==== DATA PROVIDED ====
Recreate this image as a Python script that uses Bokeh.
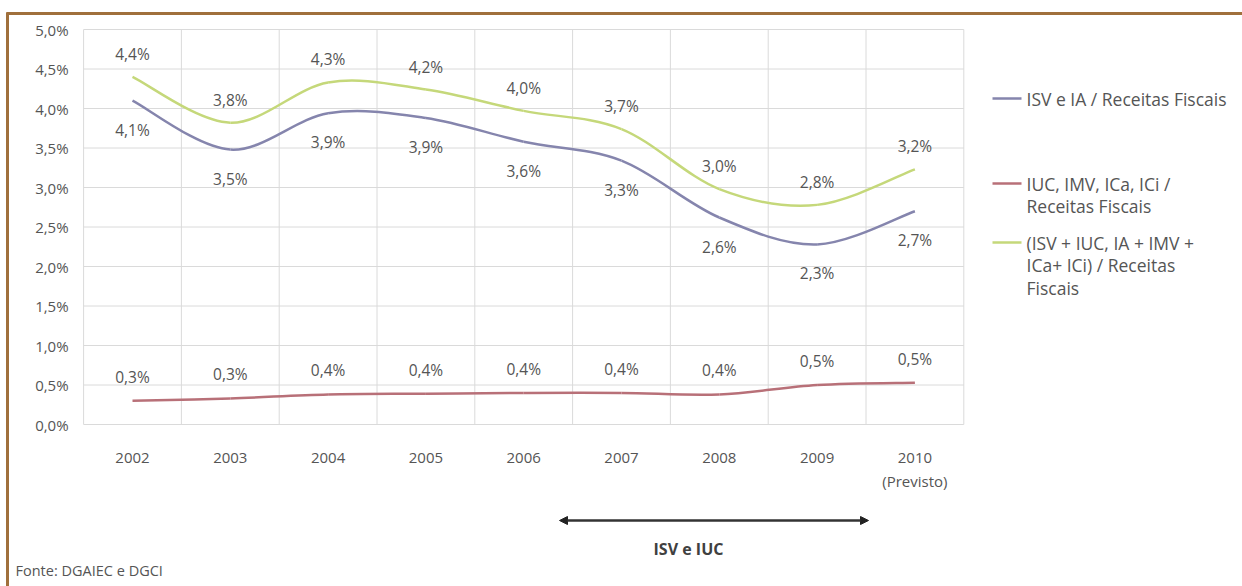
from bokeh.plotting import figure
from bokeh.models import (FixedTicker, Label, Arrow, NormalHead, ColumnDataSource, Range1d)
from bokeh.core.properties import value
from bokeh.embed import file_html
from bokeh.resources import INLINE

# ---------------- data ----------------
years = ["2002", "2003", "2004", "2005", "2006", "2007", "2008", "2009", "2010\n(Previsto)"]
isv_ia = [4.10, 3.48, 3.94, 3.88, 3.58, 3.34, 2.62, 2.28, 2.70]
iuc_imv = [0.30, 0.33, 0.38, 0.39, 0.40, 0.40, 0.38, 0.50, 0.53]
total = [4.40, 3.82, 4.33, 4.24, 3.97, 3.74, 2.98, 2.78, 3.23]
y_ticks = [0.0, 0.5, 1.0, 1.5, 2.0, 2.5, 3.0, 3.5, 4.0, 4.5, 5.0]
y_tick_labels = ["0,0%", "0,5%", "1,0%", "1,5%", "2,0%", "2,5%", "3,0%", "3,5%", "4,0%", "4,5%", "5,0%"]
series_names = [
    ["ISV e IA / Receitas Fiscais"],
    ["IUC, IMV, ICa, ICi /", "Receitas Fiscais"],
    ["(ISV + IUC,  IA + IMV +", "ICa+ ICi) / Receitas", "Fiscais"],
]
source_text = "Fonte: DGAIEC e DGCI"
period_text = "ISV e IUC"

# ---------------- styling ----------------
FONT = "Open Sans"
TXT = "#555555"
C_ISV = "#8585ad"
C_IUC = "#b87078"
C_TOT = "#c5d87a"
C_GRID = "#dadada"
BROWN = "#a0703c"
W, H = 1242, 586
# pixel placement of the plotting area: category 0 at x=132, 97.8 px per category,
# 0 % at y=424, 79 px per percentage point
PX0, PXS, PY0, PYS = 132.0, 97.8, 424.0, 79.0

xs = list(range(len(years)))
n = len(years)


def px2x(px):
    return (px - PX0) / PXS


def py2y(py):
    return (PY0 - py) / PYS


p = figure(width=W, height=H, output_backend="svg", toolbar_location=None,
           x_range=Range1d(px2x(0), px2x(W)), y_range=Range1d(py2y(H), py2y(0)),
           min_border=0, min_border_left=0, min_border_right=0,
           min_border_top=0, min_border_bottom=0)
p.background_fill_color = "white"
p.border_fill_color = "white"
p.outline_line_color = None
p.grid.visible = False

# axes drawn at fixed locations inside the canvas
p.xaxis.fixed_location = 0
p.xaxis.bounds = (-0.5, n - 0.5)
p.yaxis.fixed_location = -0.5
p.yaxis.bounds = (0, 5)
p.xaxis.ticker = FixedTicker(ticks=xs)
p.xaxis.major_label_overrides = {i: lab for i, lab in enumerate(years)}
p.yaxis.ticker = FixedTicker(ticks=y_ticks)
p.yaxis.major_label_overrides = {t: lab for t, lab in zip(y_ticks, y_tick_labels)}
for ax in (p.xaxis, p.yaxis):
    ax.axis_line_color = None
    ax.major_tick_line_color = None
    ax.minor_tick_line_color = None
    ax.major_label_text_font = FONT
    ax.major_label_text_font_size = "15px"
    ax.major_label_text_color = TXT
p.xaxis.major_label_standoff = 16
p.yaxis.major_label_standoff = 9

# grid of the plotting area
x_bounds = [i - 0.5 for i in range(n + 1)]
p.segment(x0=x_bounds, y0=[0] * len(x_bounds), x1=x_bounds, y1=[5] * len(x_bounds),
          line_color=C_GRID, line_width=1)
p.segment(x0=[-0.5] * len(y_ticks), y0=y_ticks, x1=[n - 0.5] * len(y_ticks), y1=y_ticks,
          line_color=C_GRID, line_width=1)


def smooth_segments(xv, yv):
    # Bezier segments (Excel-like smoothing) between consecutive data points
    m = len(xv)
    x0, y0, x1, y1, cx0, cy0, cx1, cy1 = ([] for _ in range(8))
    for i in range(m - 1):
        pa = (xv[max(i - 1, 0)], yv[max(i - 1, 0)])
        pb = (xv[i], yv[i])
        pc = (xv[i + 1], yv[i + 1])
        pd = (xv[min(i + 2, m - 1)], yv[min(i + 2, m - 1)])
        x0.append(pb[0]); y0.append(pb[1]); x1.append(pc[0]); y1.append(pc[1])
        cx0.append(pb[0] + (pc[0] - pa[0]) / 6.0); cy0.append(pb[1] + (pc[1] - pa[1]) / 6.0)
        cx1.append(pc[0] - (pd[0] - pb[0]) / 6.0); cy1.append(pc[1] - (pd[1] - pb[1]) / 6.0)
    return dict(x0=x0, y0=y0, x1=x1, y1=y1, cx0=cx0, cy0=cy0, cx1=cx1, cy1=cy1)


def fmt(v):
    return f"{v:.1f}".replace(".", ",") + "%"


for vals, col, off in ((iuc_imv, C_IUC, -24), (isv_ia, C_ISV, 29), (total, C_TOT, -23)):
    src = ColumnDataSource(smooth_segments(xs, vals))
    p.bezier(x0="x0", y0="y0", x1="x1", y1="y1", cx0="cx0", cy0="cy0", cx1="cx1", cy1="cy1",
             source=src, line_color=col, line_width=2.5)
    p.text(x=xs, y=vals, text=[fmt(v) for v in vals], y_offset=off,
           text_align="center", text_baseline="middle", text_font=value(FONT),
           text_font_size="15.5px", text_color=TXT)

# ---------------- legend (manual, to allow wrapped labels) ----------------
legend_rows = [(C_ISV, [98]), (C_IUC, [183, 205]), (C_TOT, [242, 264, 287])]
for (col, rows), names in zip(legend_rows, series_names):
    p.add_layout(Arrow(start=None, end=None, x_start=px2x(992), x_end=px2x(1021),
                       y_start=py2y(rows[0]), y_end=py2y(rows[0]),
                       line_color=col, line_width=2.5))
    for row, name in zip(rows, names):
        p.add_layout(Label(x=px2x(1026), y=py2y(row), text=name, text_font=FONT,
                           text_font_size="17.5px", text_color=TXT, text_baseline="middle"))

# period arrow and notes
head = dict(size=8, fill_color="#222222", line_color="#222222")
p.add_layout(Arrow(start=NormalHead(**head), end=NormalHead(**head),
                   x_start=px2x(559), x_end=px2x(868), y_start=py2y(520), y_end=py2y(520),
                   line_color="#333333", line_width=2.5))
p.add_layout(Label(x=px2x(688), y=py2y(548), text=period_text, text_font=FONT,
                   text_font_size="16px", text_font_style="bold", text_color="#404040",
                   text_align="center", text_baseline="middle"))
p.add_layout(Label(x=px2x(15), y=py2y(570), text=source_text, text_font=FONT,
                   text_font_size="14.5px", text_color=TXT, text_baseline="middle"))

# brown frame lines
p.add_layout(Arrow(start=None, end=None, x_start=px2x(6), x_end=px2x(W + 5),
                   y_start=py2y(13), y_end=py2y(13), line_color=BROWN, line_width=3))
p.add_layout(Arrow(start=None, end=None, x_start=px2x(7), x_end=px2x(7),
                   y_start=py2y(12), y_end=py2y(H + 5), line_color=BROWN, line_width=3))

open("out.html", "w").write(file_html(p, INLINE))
====
STATED EXERCISE
Print out the material word for word, omitting the pictures.

THE RESPONSE
Recreate this image as a Python script that uses Bokeh.
from bokeh.plotting import figure
from bokeh.models import (FixedTicker, Label, Arrow, NormalHead, ColumnDataSource, Range1d)
from bokeh.core.properties import value
from bokeh.embed import file_html
from bokeh.resources import INLINE

# ---------------- data ----------------
years = ["2002", "2003", "2004", "2005", "2006", "2007", "2008", "2009", "2010\n(Previsto)"]
isv_ia = [4.10, 3.48, 3.94, 3.88, 3.58, 3.34, 2.62, 2.28, 2.70]
iuc_imv = [0.30, 0.33, 0.38, 0.39, 0.40, 0.40, 0.38, 0.50, 0.53]
total = [4.40, 3.82, 4.33, 4.24, 3.97, 3.74, 2.98, 2.78, 3.23]
y_ticks = [0.0, 0.5, 1.0, 1.5, 2.0, 2.5, 3.0, 3.5, 4.0, 4.5, 5.0]
y_tick_labels = ["0,0%", "0,5%", "1,0%", "1,5%", "2,0%", "2,5%", "3,0%", "3,5%", "4,0%", "4,5%", "5,0%"]
series_names = [
    ["ISV e IA / Receitas Fiscais"],
    ["IUC, IMV, ICa, ICi /", "Receitas Fiscais"],
    ["(ISV + IUC,  IA + IMV +", "ICa+ ICi) / Receitas", "Fiscais"],
]
source_text = "Fonte: DGAIEC e DGCI"
period_text = "ISV e IUC"

# ---------------- styling ----------------
FONT = "Open Sans"
TXT = "#555555"
C_ISV = "#8585ad"
C_IUC = "#b87078"
C_TOT = "#c5d87a"
C_GRID = "#dadada"
BROWN = "#a0703c"
W, H = 1242, 586
# pixel placement of the plotting area: category 0 at x=132, 97.8 px per category,
# 0 % at y=424, 79 px per percentage point
PX0, PXS, PY0, PYS = 132.0, 97.8, 424.0, 79.0

xs = list(range(len(years)))
n = len(years)


def px2x(px):
    return (px - PX0) / PXS


def py2y(py):
    return (PY0 - py) / PYS


p = figure(width=W, height=H, output_backend="svg", toolbar_location=None,
           x_range=Range1d(px2x(0), px2x(W)), y_range=Range1d(py2y(H), py2y(0)),
           min_border=0, min_border_left=0, min_border_right=0,
           min_border_top=0, min_border_bottom=0)
p.background_fill_color = "white"
p.border_fill_color = "white"
p.outline_line_color = None
p.grid.visible = False

# axes drawn at fixed locations inside the canvas
p.xaxis.fixed_location = 0
p.xaxis.bounds = (-0.5, n - 0.5)
p.yaxis.fixed_location = -0.5
p.yaxis.bounds = (0, 5)
p.xaxis.ticker = FixedTicker(ticks=xs)
p.xaxis.major_label_overrides = {i: lab for i, lab in enumerate(years)}
p.yaxis.ticker = FixedTicker(ticks=y_ticks)
p.yaxis.major_label_overrides = {t: lab for t, lab in zip(y_ticks, y_tick_labels)}
for ax in (p.xaxis, p.yaxis):
    ax.axis_line_color = None
    ax.major_tick_line_color = None
    ax.minor_tick_line_color = None
    ax.major_label_text_font = FONT
    ax.major_label_text_font_size = "15px"
    ax.major_label_text_color = TXT
p.xaxis.major_label_standoff = 16
p.yaxis.major_label_standoff = 9

# grid of the plotting area
x_bounds = [i - 0.5 for i in range(n + 1)]
p.segment(x0=x_bounds, y0=[0] * len(x_bounds), x1=x_bounds, y1=[5] * len(x_bounds),
          line_color=C_GRID, line_width=1)
p.segment(x0=[-0.5] * len(y_ticks), y0=y_ticks, x1=[n - 0.5] * len(y_ticks), y1=y_ticks,
          line_color=C_GRID, line_width=1)


def smooth_segments(xv, yv):
    # Bezier segments (Excel-like smoothing) between consecutive data points
    m = len(xv)
    x0, y0, x1, y1, cx0, cy0, cx1, cy1 = ([] for _ in range(8))
    for i in range(m - 1):
        pa = (xv[max(i - 1, 0)], yv[max(i - 1, 0)])
        pb = (xv[i], yv[i])
        pc = (xv[i + 1], yv[i + 1])
        pd = (xv[min(i + 2, m - 1)], yv[min(i + 2, m - 1)])
        x0.append(pb[0]); y0.append(pb[1]); x1.append(pc[0]); y1.append(pc[1])
        cx0.append(pb[0] + (pc[0] - pa[0]) / 6.0); cy0.append(pb[1] + (pc[1] - pa[1]) / 6.0)
        cx1.append(pc[0] - (pd[0] - pb[0]) / 6.0); cy1.append(pc[1] - (pd[1] - pb[1]) / 6.0)
    return dict(x0=x0, y0=y0, x1=x1, y1=y1, cx0=cx0, cy0=cy0, cx1=cx1, cy1=cy1)


def fmt(v):
    return f"{v:.1f}".replace(".", ",") + "%"


for vals, col, off in ((iuc_imv, C_IUC, -24), (isv_ia, C_ISV, 29), (total, C_TOT, -23)):
    src = ColumnDataSource(smooth_segments(xs, vals))
    p.bezier(x0="x0", y0="y0", x1="x1", y1="y1", cx0="cx0", cy0="cy0", cx1="cx1", cy1="cy1",
             source=src, line_color=col, line_width=2.5)
    p.text(x=xs, y=vals, text=[fmt(v) for v in vals], y_offset=off,
           text_align="center", text_baseline="middle", text_font=value(FONT),
           text_font_size="15.5px", text_color=TXT)

# ---------------- legend (manual, to allow wrapped labels) ----------------
legend_rows = [(C_ISV, [98]), (C_IUC, [183, 205]), (C_TOT, [242, 264, 287])]
for (col, rows), names in zip(legend_rows, series_names):
    p.add_layout(Arrow(start=None, end=None, x_start=px2x(992), x_end=px2x(1021),
                       y_start=py2y(rows[0]), y_end=py2y(rows[0]),
                       line_color=col, line_width=2.5))
    for row, name in zip(rows, names):
        p.add_layout(Label(x=px2x(1026), y=py2y(row), text=name, text_font=FONT,
                           text_font_size="17.5px", text_color=TXT, text_baseline="middle"))

# period arrow and notes
head = dict(size=8, fill_color="#222222", line_color="#222222")
p.add_layout(Arrow(start=NormalHead(**head), end=NormalHead(**head),
                   x_start=px2x(559), x_end=px2x(868), y_start=py2y(520), y_end=py2y(520),
                   line_color="#333333", line_width=2.5))
p.add_layout(Label(x=px2x(688), y=py2y(548), text=period_text, text_font=FONT,
                   text_font_size="16px", text_font_style="bold", text_color="#404040",
                   text_align="center", text_baseline="middle"))
p.add_layout(Label(x=px2x(15), y=py2y(570), text=source_text, text_font=FONT,
                   text_font_size="14.5px", text_color=TXT, text_baseline="middle"))

# brown frame lines
p.add_layout(Arrow(start=None, end=None, x_start=px2x(6), x_end=px2x(W + 5),
                   y_start=py2y(13), y_end=py2y(13), line_color=BROWN, line_width=3))
p.add_layout(Arrow(start=None, end=None, x_start=px2x(7), x_end=px2x(7),
                   y_start=py2y(12), y_end=py2y(H + 5), line_color=BROWN, line_width=3))

open("out.html", "w").write(file_html(p, INLINE))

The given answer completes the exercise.